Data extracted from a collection
+ + + + + + +

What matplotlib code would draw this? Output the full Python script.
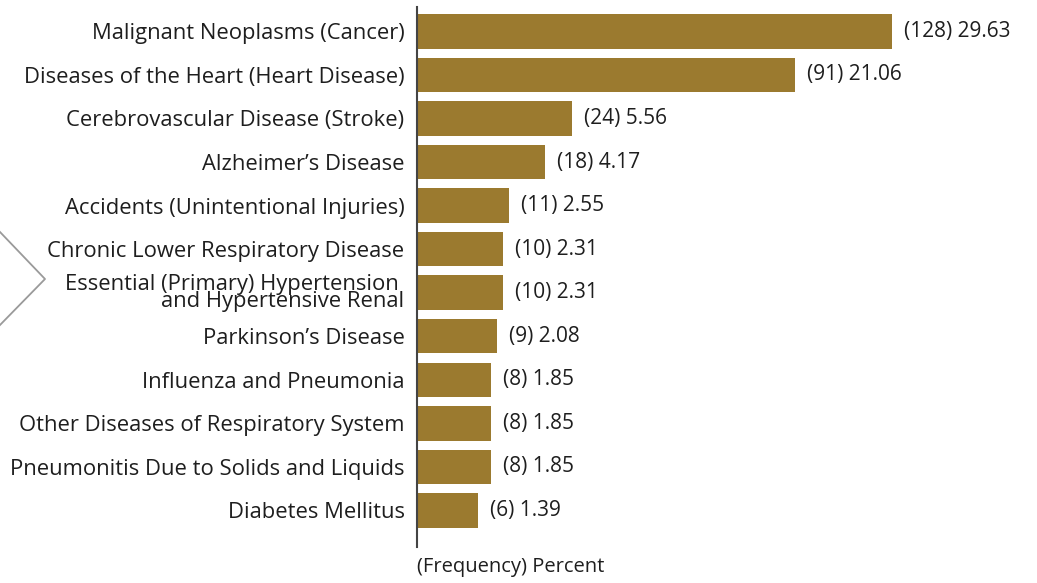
import numpy as np
import matplotlib.pyplot as plt
from matplotlib.lines import Line2D

causes = [
    "Malignant Neoplasms (Cancer)",
    "Diseases of the Heart (Heart Disease)",
    "Cerebrovascular Disease (Stroke)",
    "Alzheimer\u2019s Disease",
    "Accidents (Unintentional Injuries)",
    "Chronic Lower Respiratory Disease",
    "Essential (Primary) Hypertension \nand Hypertensive Renal",
    "Parkinson\u2019s Disease",
    "Influenza and Pneumonia",
    "Other Diseases of Respiratory System",
    "Pneumonitis Due to Solids and Liquids",
    "Diabetes Mellitus",
]
frequency = [128, 91, 24, 18, 11, 10, 10, 9, 8, 8, 8, 6]
percent = [29.63, 21.06, 5.56, 4.17, 2.55, 2.31, 2.31, 2.08, 1.85, 1.85, 1.85, 1.39]

bar_color = '#9b7a2f'
text_color = '#1e1e1e'
p = 0.67  # the original bars are not drawn to a linear scale

plt.rcParams['font.family'] = ['Open Sans', 'DejaVu Sans']

fig = plt.figure(figsize=(10.37, 5.83), dpi=100)
ax = fig.add_axes([417 / 1037, 1 - 547 / 583, 620 / 1037, (547 - 7) / 583])

ax.set_xscale('function', functions=(lambda x: np.sign(x) * np.abs(x) ** p,
                                     lambda x: np.sign(x) * np.abs(x) ** (1 / p)))

y = np.arange(len(causes))
ax.barh(y, percent, height=0.79, color=bar_color)

for yi, f, v in zip(y, frequency, percent):
    ax.annotate(f"({f}) {v:.2f}", (v, yi), xytext=(12, 0), textcoords='offset pixels',
                va='center', ha='left', fontsize=15, color=text_color)

ax.set_xlim(0, max(percent) * (620 / 475) ** (1 / p))
ax.set_ylim(len(causes) - 1 + 0.84, -0.56)

ax.set_yticks(y, causes, fontsize=15.8, color=text_color, linespacing=0.75)
ax.tick_params(axis='y', length=0, pad=9)
ax.set_xticks([])
for s in ['top', 'right', 'bottom']:
    ax.spines[s].set_visible(False)
ax.spines['left'].set_color('#444444')
ax.spines['left'].set_linewidth(1.5)

ax.set_xlabel("(Frequency) Percent", loc='left', fontsize=14.5, color=text_color, labelpad=7)

# grey chevron on the left edge
fig.add_artist(Line2D([0, 45 / 1037, 0], [1 - 232 / 583, 1 - 279 / 583, 1 - 325 / 583],
                      transform=fig.transFigure, color='#9a9a9a', lw=1.3))

fig.savefig('out.png', dpi=100)
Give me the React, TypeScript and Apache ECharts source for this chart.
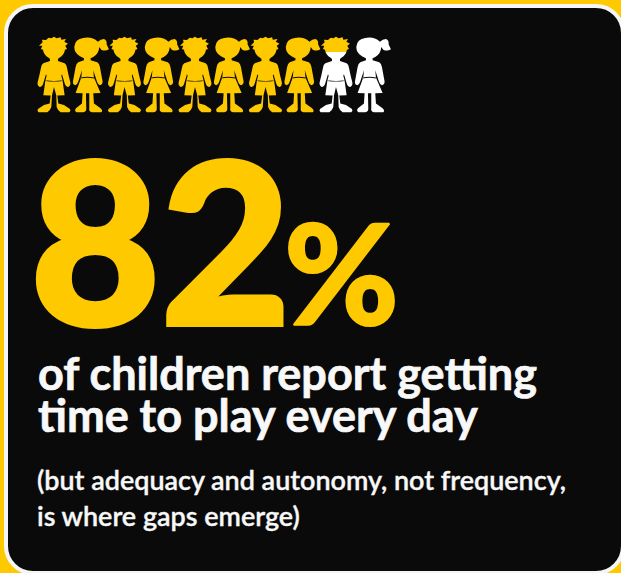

+ + + + + + +

# SHORT TASK
Leave out the pictures and retype every line above exactly.

# PROBLEM SOLUTION
What matplotlib code would draw this? Output the full Python script.
import numpy as np
import matplotlib.pyplot as plt
from matplotlib.lines import Line2D

causes = [
    "Malignant Neoplasms (Cancer)",
    "Diseases of the Heart (Heart Disease)",
    "Cerebrovascular Disease (Stroke)",
    "Alzheimer\u2019s Disease",
    "Accidents (Unintentional Injuries)",
    "Chronic Lower Respiratory Disease",
    "Essential (Primary) Hypertension \nand Hypertensive Renal",
    "Parkinson\u2019s Disease",
    "Influenza and Pneumonia",
    "Other Diseases of Respiratory System",
    "Pneumonitis Due to Solids and Liquids",
    "Diabetes Mellitus",
]
frequency = [128, 91, 24, 18, 11, 10, 10, 9, 8, 8, 8, 6]
percent = [29.63, 21.06, 5.56, 4.17, 2.55, 2.31, 2.31, 2.08, 1.85, 1.85, 1.85, 1.39]

bar_color = '#9b7a2f'
text_color = '#1e1e1e'
p = 0.67  # the original bars are not drawn to a linear scale

plt.rcParams['font.family'] = ['Open Sans', 'DejaVu Sans']

fig = plt.figure(figsize=(10.37, 5.83), dpi=100)
ax = fig.add_axes([417 / 1037, 1 - 547 / 583, 620 / 1037, (547 - 7) / 583])

ax.set_xscale('function', functions=(lambda x: np.sign(x) * np.abs(x) ** p,
                                     lambda x: np.sign(x) * np.abs(x) ** (1 / p)))

y = np.arange(len(causes))
ax.barh(y, percent, height=0.79, color=bar_color)

for yi, f, v in zip(y, frequency, percent):
    ax.annotate(f"({f}) {v:.2f}", (v, yi), xytext=(12, 0), textcoords='offset pixels',
                va='center', ha='left', fontsize=15, color=text_color)

ax.set_xlim(0, max(percent) * (620 / 475) ** (1 / p))
ax.set_ylim(len(causes) - 1 + 0.84, -0.56)

ax.set_yticks(y, causes, fontsize=15.8, color=text_color, linespacing=0.75)
ax.tick_params(axis='y', length=0, pad=9)
ax.set_xticks([])
for s in ['top', 'right', 'bottom']:
    ax.spines[s].set_visible(False)
ax.spines['left'].set_color('#444444')
ax.spines['left'].set_linewidth(1.5)

ax.set_xlabel("(Frequency) Percent", loc='left', fontsize=14.5, color=text_color, labelpad=7)

# grey chevron on the left edge
fig.add_artist(Line2D([0, 45 / 1037, 0], [1 - 232 / 583, 1 - 279 / 583, 1 - 325 / 583],
                      transform=fig.transFigure, color='#9a9a9a', lw=1.3))

fig.savefig('out.png', dpi=100)
Give me the React, TypeScript and Apache ECharts source for this chart.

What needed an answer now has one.